— START GIVEN MATERIAL —

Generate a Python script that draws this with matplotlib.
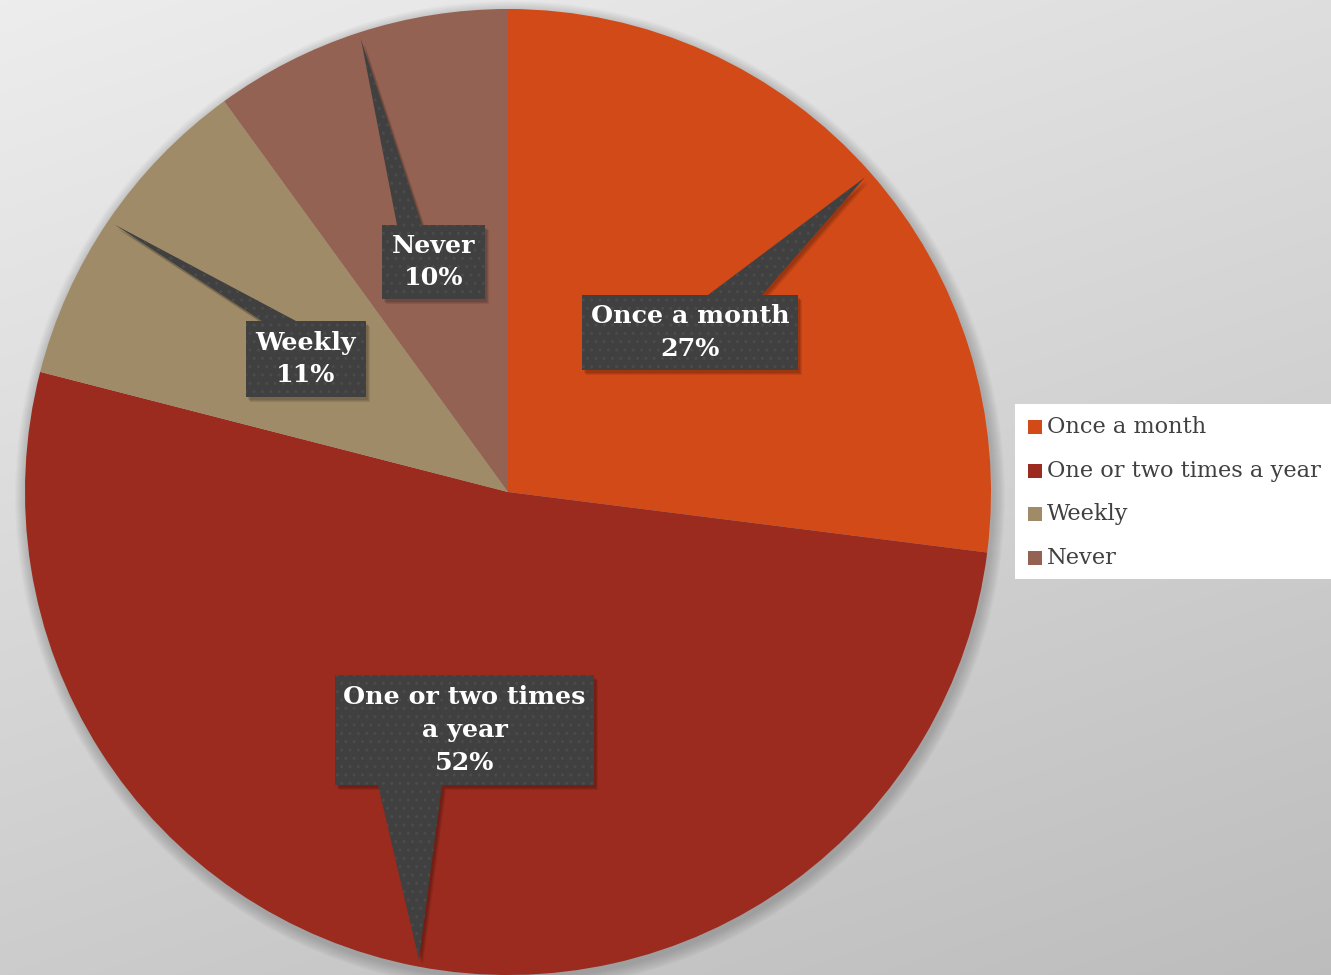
import matplotlib
matplotlib.use("Agg")
import matplotlib.pyplot as plt
from matplotlib.patches import Polygon, Rectangle, Circle
import numpy as np

# data
categories = ["Once a month", "One or two times a year", "Weekly", "Never"]
shares = [27, 52, 11, 10]
colors = ["#D24A17", "#9A2B1E", "#A08B68", "#946252"]

W, H = 1331, 975
fig = plt.figure(figsize=(W / 100, H / 100), dpi=100)
ax = fig.add_axes([0, 0, 1, 1])

# gray gradient background (lighter top-left, darker bottom-right)
yy, xx = np.mgrid[0:H, 0:W]
bg = 0.93 - 0.13 * (yy / H) - 0.06 * (xx / W)
ax.imshow(np.dstack([bg, bg, bg]), extent=[0, W, 0, H], origin="upper", zorder=0)

cx, cy, r = 508, H - 492, 483

# soft shadow under pie
for k in range(12):
    ax.add_patch(Circle((cx + 2, cy - 4), r + 12 - k, color="black", alpha=0.016, lw=0, zorder=1))

wedges, _ = ax.pie(shares, colors=colors, startangle=90, counterclock=False,
                   center=(cx, cy), radius=r, frame=True,
                   wedgeprops=dict(linewidth=0))
for w in wedges:
    w.set_zorder(2)
ax.set_xlim(0, W)
ax.set_ylim(0, H)
ax.set_aspect("equal")
ax.axis("off")

# callout layout: box (left, top, right, bottom) in px from top, pointer base x-range, side
callouts = [
    dict(box=(582, 295, 798, 370), base=(708, 762), side="top", text="Once a month\n27%"),
    dict(box=(335, 675, 594, 785), base=(378, 442), side="bottom", text="One or two times\na year\n52%"),
    dict(box=(246, 321, 366, 397), base=(262, 296), side="top", text="Weekly\n11%"),
    dict(box=(382, 225, 485, 299), base=(397, 422), side="top", text="Never\n10%"),
]

for w, c in zip(wedges, callouts):
    mid = np.deg2rad((w.theta1 + w.theta2) / 2)
    tip = (cx + 0.985 * r * np.cos(mid), cy + 0.985 * r * np.sin(mid))
    x0, t, x1, b = c["box"]
    yt, yb = H - t, H - b
    bx0, bx1 = c["base"]
    if c["side"] == "top":
        pts = [(x0, yb), (x0, yt), (bx0, yt), tip, (bx1, yt), (x1, yt), (x1, yb)]
    else:
        pts = [(x0, yb), (x0, yt), (x1, yt), (x1, yb), (bx1, yb), tip, (bx0, yb)]
    for s in range(3):
        ax.add_patch(Polygon([(px + 2 + s, py - 3 - s) for px, py in pts], closed=True,
                             facecolor="black", alpha=0.09, lw=0, zorder=3))
    ax.add_patch(Polygon(pts, closed=True, facecolor="#404040", lw=0, zorder=4))
    ax.add_patch(Polygon(pts, closed=True, facecolor="none", edgecolor="#4b4b4b",
                         hatch="..", lw=0, zorder=4))
    ax.text((x0 + x1) / 2, (yt + yb) / 2, c["text"], ha="center", va="center",
            color="white", fontsize=18.3, fontweight="bold", family="DejaVu Serif",
            linespacing=1.45, zorder=5)

# legend box (runs off the right edge like the original)
ax.add_patch(Rectangle((1015, H - 579), 400, 175, facecolor="white", lw=0, zorder=3))
for i, (lab, col) in enumerate(zip(categories, colors)):
    y = H - (427 + i * 43.5)
    ax.add_patch(Rectangle((1028, y - 7), 14, 14, facecolor=col, lw=0, zorder=4))
    ax.text(1047, y, lab, ha="left", va="center", fontsize=16.2, color="#404040",
            family="DejaVu Serif", zorder=5)

fig.savefig("out.png", dpi=100)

— END GIVEN MATERIAL —

# THE PROBLEM
Across the preceding material, how many lines contain the word "matplotlib"? State the number alone.

# RESULT FOR THIS TASK
5